New fee ensures historic homes meet city standards
Historic homeowners in Claremont looking to apply for the city’s Mills Act tax abatement program will now be subject to yearly fees.
The annual $217 expense is just one of several changes to the program’s criteria and procedures unanimously approved by the Claremont City Council last week. The changes were enacted after a resolution drafted by the architectural commission in September.
Through the newly-introduced fees, given support by Claremont Heritage, city officials hope to make up for costs associated with the staff time used in annual reviews of the historic homes on contract.
“There is no mechanism for recovering the costs right now,” said associate planner Joanne Hwang, who estimated 2.2 hours of staff time per review.
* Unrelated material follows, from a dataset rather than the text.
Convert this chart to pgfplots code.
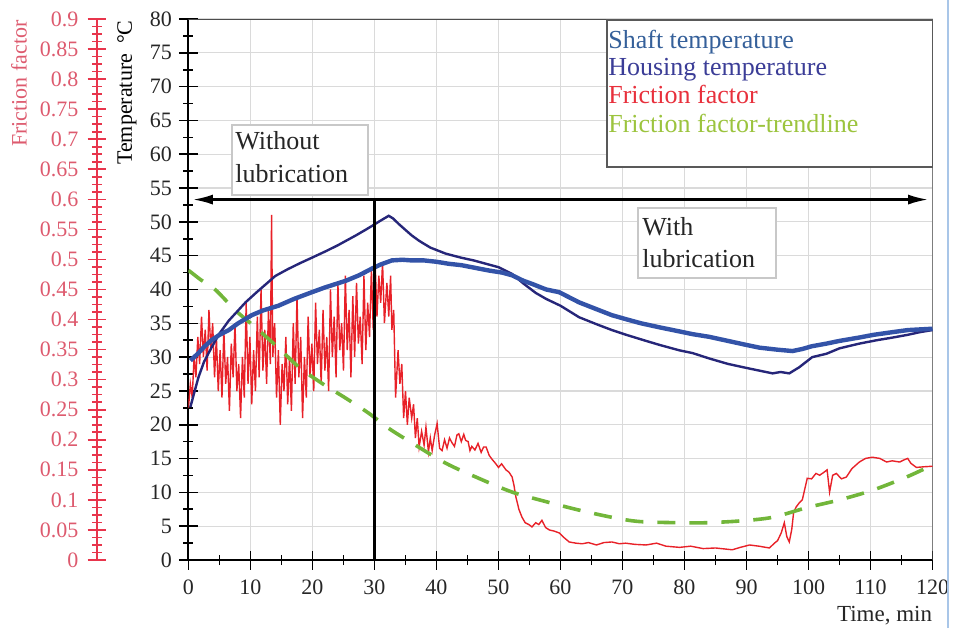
\documentclass[border=0pt]{standalone}
\usepackage{fontspec}
\setmainfont{Liberation Serif}
\usepackage{pgfplots}
\pgfplotsset{compat=1.18}
\usetikzlibrary{arrows.meta}
\definecolor{shaftc}{HTML}{3353A8}
\definecolor{housc}{HTML}{262679}
\definecolor{fricc}{HTML}{E82128}
\definecolor{trendc}{HTML}{72B63A}
\definecolor{redax}{HTML}{E8354C}
\definecolor{redlab}{HTML}{DD5A6E}
\definecolor{gridc}{HTML}{DADADA}
\definecolor{legshaft}{HTML}{35609A}
\definecolor{leghous}{HTML}{3B3D97}
\definecolor{legfric}{HTML}{E8303C}
\definecolor{legtrend}{HTML}{9CC43E}
\definecolor{boxc}{HTML}{C8C8C8}

\pgfplotstableread{
x f
0 0.253
0.3 0.293
0.6 0.270
0.9 0.338
1.2 0.304
1.5 0.371
1.8 0.326
2.1 0.405
2.4 0.338
2.7 0.383
3.0 0.315
3.3 0.416
3.6 0.349
3.9 0.394
4.2 0.304
4.5 0.371
4.8 0.281
5.1 0.349
5.4 0.270
5.7 0.383
6.0 0.293
6.3 0.338
6.6 0.248
6.9 0.360
7.2 0.304
7.5 0.394
7.8 0.281
8.1 0.326
8.4 0.236
8.7 0.338
9.0 0.270
9.3 0.428
9.6 0.293
9.9 0.371
10.2 0.259
10.5 0.349
10.8 0.281
11.1 0.405
11.4 0.304
11.7 0.450
12.0 0.315
12.3 0.383
12.6 0.293
12.9 0.416
13.2 0.326
13.4 0.574
13.6 0.338
13.9 0.394
14.2 0.270
14.5 0.349
14.8 0.225
15.1 0.326
15.4 0.281
15.7 0.371
16.0 0.259
16.3 0.338
16.6 0.248
16.9 0.394
17.2 0.293
17.5 0.439
17.8 0.304
18.1 0.371
18.4 0.236
18.7 0.338
19.0 0.270
19.3 0.405
19.6 0.304
19.9 0.360
20.2 0.281
20.5 0.428
20.8 0.326
21.1 0.383
21.4 0.293
21.7 0.416
22.0 0.315
22.3 0.371
22.6 0.281
22.9 0.450
23.2 0.338
23.5 0.405
23.8 0.304
24.1 0.461
24.4 0.349
24.7 0.394
25.0 0.315
25.3 0.473
25.6 0.349
25.9 0.416
26.2 0.304
26.5 0.439
26.8 0.338
27.1 0.461
27.4 0.360
27.7 0.405
28.0 0.326
28.3 0.473
28.6 0.349
28.9 0.428
29.2 0.371
29.5 0.484
29.8 0.383
30.1 0.495
30.4 0.405
30.7 0.473
31.0 0.428
31.3 0.495
31.6 0.394
32.0 0.461
32.3 0.405
32.6 0.473
32.8 0.383
33.1 0.416
33.4 0.270
33.8 0.349
34.1 0.293
34.4 0.326
34.7 0.236
35.0 0.281
35.3 0.225
35.6 0.270
36.0 0.236
36.3 0.259
36.6 0.203
36.9 0.236
37.2 0.188
37.6 0.214
38.0 0.191
38.3 0.221
38.7 0.180
39.0 0.203
39.3 0.182
39.7 0.208
40.1 0.227
40.5 0.186
40.9 0.182
41.3 0.200
41.7 0.186
42.1 0.203
42.5 0.195
42.9 0.189
43.3 0.208
43.6 0.210
44.0 0.197
44.4 0.209
44.7 0.199
45.1 0.197
45.4 0.182
45.7 0.189
46.2 0.183
46.7 0.194
47.2 0.179
47.6 0.188
48.0 0.188
48.5 0.174
49.0 0.167
49.5 0.161
50.0 0.154
50.5 0.160
51.2 0.150
51.7 0.146
52.2 0.138
52.5 0.124
52.8 0.105
53.3 0.084
53.8 0.071
54.3 0.062
54.9 0.059
55.4 0.055
56.0 0.062
56.5 0.059
57.0 0.066
57.6 0.054
58.2 0.050
59.0 0.048
59.8 0.045
60.6 0.037
61.4 0.030
62.5 0.028
63.5 0.027
64.5 0.029
65.8 0.025
67.0 0.029
68.3 0.030
69.5 0.027
70.5 0.028
72.0 0.026
73.8 0.025
75.5 0.028
77.0 0.023
79.2 0.021
81.0 0.023
83.0 0.019
85.0 0.020
87.7 0.017
89.0 0.021
90.5 0.025
92.0 0.023
93.7 0.020
94.5 0.028
95.0 0.032
95.6 0.045
96.1 0.062
96.5 0.039
96.9 0.030
97.3 0.051
97.6 0.079
98.0 0.088
98.5 0.095
99.0 0.100
99.4 0.118
99.8 0.136
100.5 0.135
101.2 0.144
101.8 0.141
102.5 0.146
103.0 0.150
103.4 0.113
103.9 0.141
104.5 0.144
105.3 0.135
106.1 0.138
107.0 0.152
108.2 0.163
109.2 0.169
110.3 0.171
111.5 0.169
112.6 0.163
113.5 0.165
114.7 0.163
115.5 0.167
116.0 0.169
116.5 0.161
117.4 0.154
118.5 0.155
120.0 0.156
}\friction

\pgfplotstableread{
x f
0 0.482
2 0.466
4.4 0.449
7.6 0.415
10.8 0.387
14.5 0.353
17.8 0.321
21.5 0.294
25.4 0.269
29.1 0.244
32.3 0.219
36 0.195
41.5 0.161
46.8 0.136
52.2 0.113
57.7 0.097
63 0.083
68.3 0.071
72.7 0.064
79.2 0.062
83.5 0.062
89 0.065
94.2 0.071
99.7 0.087
105 0.100
110.3 0.116
115.8 0.138
120 0.158
}\trend

\pgfplotstableread{
x T
0.3 22.6
1 25
1.6 27
2.5 29.3
3.7 31.4
5 33.5
6.5 35.4
8 36.9
9.2 38.1
11 39.6
12.5 40.8
14 42
16 43
18 43.9
19.9 44.7
22 45.6
24 46.5
25.4 47.2
27 48
28.5 48.8
29.6 49.4
31 50.2
32.3 50.9
33 50.5
33.9 49.7
35 48.8
36 48
37.2 47.2
39 46.2
41.5 45.3
44 44.7
46 44.3
48 43.8
50 43.3
52.2 42.3
54 40.9
56 39.5
57.7 38.6
60 37.6
63 35.9
66 34.8
68.3 34
70.6 33.3
73.8 32.4
76 31.8
79.2 31
81.3 30.6
84 29.8
87 29
90 28.4
92.1 28
94.2 27.6
95.5 27.8
96.9 27.6
98.5 28.5
100.6 30
102.9 30.5
105 31.3
108.2 32
111 32.5
113.6 32.9
116 33.3
118 33.7
120 34
}\housing

\pgfplotstableread{
x T
0.3 29.5
1.5 30.5
2.5 31.5
3.7 32.5
5 33.3
6.5 34
8 35
10.2 36.2
12 36.9
14.5 37.6
17 38.6
19.9 39.6
22 40.3
25.4 41.3
27.5 42.1
29.6 43.1
31 43.7
32.8 44.3
34.5 44.4
36 44.3
38 44.3
40 44.1
42 43.8
44 43.6
46.8 43.1
48.5 42.8
50.6 42.5
52.2 42.1
54 41.3
55.5 40.8
57.7 40
59.8 39.6
61.5 38.8
63 38.1
65.5 37.2
68.3 36.2
70.6 35.6
73 35
76 34.4
79.2 33.8
81.3 33.4
84 33
87 32.4
90 31.8
92.1 31.4
95 31.1
97.4 30.9
99 31.2
100.5 31.6
102.9 32
105 32.4
108.2 32.9
110.5 33.3
113.6 33.7
116 34
118 34.1
120 34.2
}\shaft

\begin{document}
\begin{tikzpicture}
\path[use as bounding box] (-94.25pt,-34pt) rectangle (382.75pt,280pt);
\pgfplotsset{base/.style={scale only axis, width=372pt, height=270.5pt,
  at={(0,0)}, anchor=south west, xmin=0, xmax=120}}

% main temperature axis (ticks, grid)
\begin{axis}[base, ymin=0, ymax=80,
  axis x line*=bottom, axis y line*=left,
  axis line style={line width=1pt, black},
  xtick={0,10,...,120}, minor x tick num=1,
  ytick={0,5,...,80}, minor y tick num=1,
  tick align=center, major tick length=9.5pt, minor tick length=5pt,
  every tick/.style={black, line width=0.8pt},
  grid=major, major grid style={gridc, line width=0.6pt},
  tick label style={font=\fontsize{11}{13}\selectfont, text=black!85, /pgf/number format/assume math mode=true},
  xticklabel style={yshift=-1.5pt},
  yticklabel style={xshift=0pt},
]
\draw[gray!60!black, line width=1pt] (rel axis cs:0,1) -- (rel axis cs:1,1) -- (rel axis cs:1,0);
\end{axis}

% red friction factor scale
\begin{axis}[scale only axis, width=1pt, height=270.5pt, at={(-45.75pt,0)}, anchor=south west,
  xmin=0, xmax=1, ymin=0, ymax=0.9,
  axis x line=none, axis y line*=left,
  axis line style={redax, line width=1pt},
  ytick={0,0.05,0.1,0.15,0.2,0.25,0.3,0.35,0.4,0.45,0.5,0.55,0.6,0.65,0.7,0.75,0.8,0.85,0.9},
  yticklabels={0,0.05,0.1,0.15,0.2,0.25,0.3,0.35,0.4,0.45,0.5,0.55,0.6,0.65,0.7,0.75,0.8,0.85,0.9},
  minor y tick num=3,
  tick align=center, major tick length=9.5pt, minor tick length=5pt,
  every tick/.style={redax, line width=0.8pt},
  yticklabel style={xshift=-1pt, text=redlab, font=\fontsize{11}{13}\selectfont},
]
\end{axis}

% friction data
\begin{axis}[base, ymin=0, ymax=0.9, hide axis]
\addplot[fricc, line width=0.7pt] table[x=x, y=f] {\friction};
\addplot[trendc, line width=1.8pt, dash pattern=on 9pt off 7pt, smooth] table[x=x, y=f] {\trend};
\end{axis}

% temperature data and annotations
\begin{axis}[base, ymin=0, ymax=80, hide axis, clip=false]
\addplot[housc, line width=1.2pt] table[x=x, y=T] {\housing};
\addplot[shaftc, line width=2.2pt] table[x=x, y=T] {\shaft};
\draw[black, line width=1.5pt] (axis cs:30,0) -- (axis cs:30,53.3);
\draw[black, line width=1.2pt, {Latex[length=10pt,width=5pt]}-{Latex[length=10pt,width=5pt]}] (axis cs:0.7,53.3) -- (axis cs:119.3,53.3);
% boxes
\draw[boxc, line width=0.7pt, fill=white] (rel axis cs:0.0585,0.8041) rectangle (rel axis cs:0.2413,0.6747);
\node[anchor=base west, inner sep=0pt, font=\fontsize{13}{15}\selectfont, text=black!85] at (rel axis cs:0.0625,0.7579) {Without};
\node[anchor=base west, inner sep=0pt, font=\fontsize{13}{15}\selectfont, text=black!85] at (rel axis cs:0.0625,0.6969) {lubrication};
\draw[boxc, line width=0.7pt, fill=white] (rel axis cs:0.6042,0.6506) rectangle (rel axis cs:0.7897,0.5213);
\node[anchor=base west, inner sep=0pt, font=\fontsize{13}{15}\selectfont, text=black!85] at (rel axis cs:0.6095,0.6007) {With};
\node[anchor=base west, inner sep=0pt, font=\fontsize{13}{15}\selectfont, text=black!85] at (rel axis cs:0.6095,0.5416) {lubrication};
% legend
\draw[gray!70!black, line width=0.9pt, fill=white] (rel axis cs:0.5625,0.998) rectangle (rel axis cs:1,0.7264);
\node[anchor=base west, inner sep=0pt, font=\fontsize{13}{15}\selectfont, text=legshaft] at (rel axis cs:0.5638,0.9464) {Shaft temperature};
\node[anchor=base west, inner sep=0pt, font=\fontsize{13}{15}\selectfont, text=leghous] at (rel axis cs:0.5638,0.8965) {Housing temperature};
\node[anchor=base west, inner sep=0pt, font=\fontsize{13}{15}\selectfont, text=legfric] at (rel axis cs:0.5638,0.8447) {Friction factor};
\node[anchor=base west, inner sep=0pt, font=\fontsize{13}{15}\selectfont, text=legtrend] at (rel axis cs:0.5638,0.7911) {Friction factor-trendline};
% axis labels
\node[rotate=90, anchor=east, inner sep=0pt, font=\fontsize{11}{13}\selectfont, text=black] at ([xshift=-30.75pt,yshift=-0.5pt]rel axis cs:0,1) {Temperature\hspace{5pt}°C};
\node[rotate=90, anchor=east, inner sep=0pt, font=\fontsize{11}{13}\selectfont, text=redlab] at ([xshift=-84.75pt,yshift=-0.5pt]rel axis cs:0,1) {Friction factor};
\node[anchor=base east, inner sep=0pt, font=\fontsize{11.5}{13}\selectfont, text=black!85] at ([yshift=-30.5pt]rel axis cs:1,0) {Time, min};
% screen edge line
\draw[color={rgb,255:red,169;green,198;blue,232}, line width=0.75pt] (rel axis cs:1.0208,-0.1257) -- (rel axis cs:1.0208,1.035);
\end{axis}
\end{tikzpicture}
\end{document}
Through the Mills Act, enacted statewide in 1972, owners of eligible historic homes may enter into a property agreement with the city to preserve and maintain their homes. Those accepted into the program are granted a property tax deduction. Each local government establishes its own criteria for participation in the city Mills Act program. In 2000, the city of Claremont contracted with those homeowners who had a historic home in danger of deterioration or demolition. The criteria were expanded in 2009 to include all homes listed on the city’s historic register, which includes about 500 single-family residences.
Though participants will now be subject to new costs, the benefits continue to make the program a profitable venture for eligible homeowners, according to Ms. Hwang. The application is hardly a deterrent as members of the program receive an estimated $4000 in property tax savings, she says.
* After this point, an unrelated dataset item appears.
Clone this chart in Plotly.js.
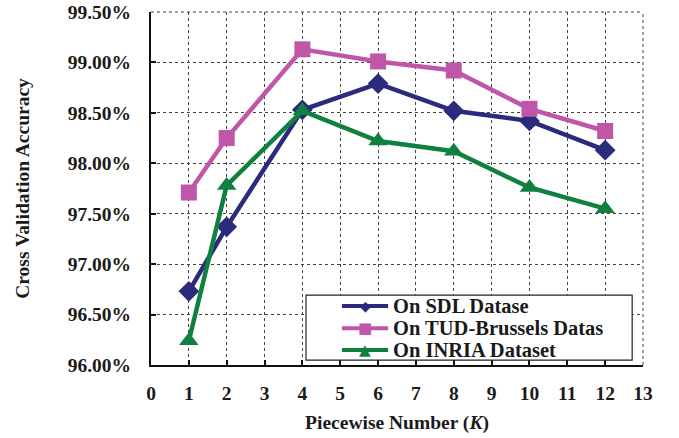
<!DOCTYPE html>
<html><head><meta charset="utf-8">
<script src="https://cdn.plot.ly/plotly-3.0.1.min.js"></script>
<style>html,body{margin:0;padding:0;background:#fff}</style>
</head><body><div id="chart" style="width:679px;height:438px"></div>
<script>
const kValues = [1, 2, 4, 6, 8, 10, 12];
const sdlAcc = [96.73, 97.37, 98.53, 98.79, 98.52, 98.42, 98.13];
const tudAcc = [97.71, 98.25, 99.13, 99.01, 98.92, 98.54, 98.32];
const inriaAcc = [96.24, 97.78, 98.52, 98.22, 98.12, 97.76, 97.55];
const seriesNames = ["On SDL Datase", "On TUD-Brussels Datas", "On INRIA Dataset"];
const seriesColors = ["#2B2A7C", "#C056A8", "#0F8040"];
const legendGlyphs = ["\u25C6", "\u25A0", "\u25B2"];
const xTicks = [0,1,2,3,4,5,6,7,8,9,10,11,12,13];
const yTicks = [96.0, 96.5, 97.0, 97.5, 98.0, 98.5, 99.0, 99.5];

const FAM = "Liberation Serif";
const TXT = "#1a1a1a";
const traces = [
  {x: kValues, y: sdlAcc, name: seriesNames[0], mode: "lines+markers",
   line: {color: seriesColors[0], width: 4.5}, marker: {symbol: "diamond", size: 16, color: seriesColors[0]}},
  {x: kValues, y: tudAcc, name: seriesNames[1], mode: "lines+markers",
   line: {color: seriesColors[1], width: 4.5}, marker: {symbol: "square", size: 16, color: seriesColors[1]}},
  {x: kValues, y: inriaAcc, name: seriesNames[2], mode: "lines+markers",
   line: {color: seriesColors[2], width: 4.5}, marker: {symbol: "triangle-up", size: 17, color: seriesColors[2]}}
];

// custom legend (box, line samples, glyphs, labels) in paper coordinates
const rowY = [0.167, 0.104, 0.0425];
const shapes = [
  {type: "line", xref: "paper", yref: "paper", x0: 0, x1: 1, y0: 1, y1: 1, line: {color: "#444", width: 1, dash: "dot"}},
  {type: "line", xref: "paper", yref: "paper", x0: 1, x1: 1, y0: 0, y1: 1, line: {color: "#444", width: 1, dash: "dot"}},
  {type: "rect", xref: "paper", yref: "paper", x0: 0.315, x1: 0.978, y0: 0.014, y1: 0.198,
   fillcolor: "#fff", line: {color: "#222", width: 1.2}, layer: "above"}
];
const annotations = [];
seriesNames.forEach((n, i) => {
  shapes.push({type: "line", xref: "paper", yref: "paper", x0: 0.388, x1: 0.482, y0: rowY[i], y1: rowY[i],
    line: {color: seriesColors[i], width: 4}, layer: "above"});
  annotations.push({xref: "paper", yref: "paper", x: 0.435, y: rowY[i], text: legendGlyphs[i], showarrow: false,
    xanchor: "center", yanchor: "middle", font: {family: "DejaVu Sans", size: i === 0 ? 14 : 15, color: seriesColors[i]}});
  annotations.push({xref: "paper", yref: "paper", x: 0.488, y: rowY[i], text: n, showarrow: false,
    xanchor: "left", yanchor: "middle", font: {family: FAM, size: 20.5, color: TXT, weight: "bold"}});
});

const layout = {
  width: 679, height: 438,
  margin: {l: 151, r: 36, t: 12, b: 73},
  paper_bgcolor: "#fff", plot_bgcolor: "#fff",
  font: {family: FAM, color: TXT},
  showlegend: false,
  xaxis: {range: [0, 13], tickvals: xTicks, ticktext: xTicks.map(String),
    showgrid: true, gridcolor: "#444", griddash: "dot", gridwidth: 1,
    showline: true, linecolor: "#111", linewidth: 2, ticks: "inside", ticklen: 5, tickcolor: "#111", tickwidth: 2,
    zeroline: false, ticklabelstandoff: 10,
    tickfont: {family: FAM, size: 19.5, color: TXT, weight: "bold"},
    title: {text: "Piecewise Number (<i>K</i>)", standoff: 12,
      font: {family: FAM, size: 19.5, color: TXT, weight: "bold"}}},
  yaxis: {range: [96, 99.5], tickvals: yTicks, ticktext: yTicks.map(v => v.toFixed(2) + "%"),
    showgrid: true, gridcolor: "#444", griddash: "dot", gridwidth: 1,
    showline: true, linecolor: "#111", linewidth: 2, ticks: "inside", ticklen: 5, tickcolor: "#111", tickwidth: 2,
    zeroline: false, ticklabelstandoff: 14,
    tickfont: {family: FAM, size: 19.5, color: TXT, weight: "bold"},
    title: {text: "Cross Validation Accuracy", standoff: 33,
      font: {family: FAM, size: 19.5, color: TXT, weight: "bold"}}},
  shapes: shapes,
  annotations: annotations
};
Plotly.newPlot("chart", traces, layout, {displayModeBar: false, staticPlot: true});
</script></body></html>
In addition to approving the new application fee, the council made several changes to qualifying criteria for the program. In order to apply in the past, homeowners were required to propose a list of “significant improvements” to the home that would not impact the “architectural, historical or aesthetic integrity.” However, many found the term very subjective, according to Ms. Hwang.
“It does not provide a clear guideline,” she said.
The adopted resolution separates the term “significant improvements” into 2 categories to clear confusion. Improvements must now be both quantitative and qualitative: the cost of improvements must match the tax savings to be received in the first 10 years of the program contract and will not include minor or routine fixes like tree trimming, replacement of a water heater or air-conditioning unit, etc.
Owners will also now be notified when the application review exceeds $1000, instead of the previous cap of $1500.
“This is consistent with the current practice,” Ms. Hwang said.
Other updates include providing applications with more general information such as how the program deposit will work, and the option of opting out of the application process.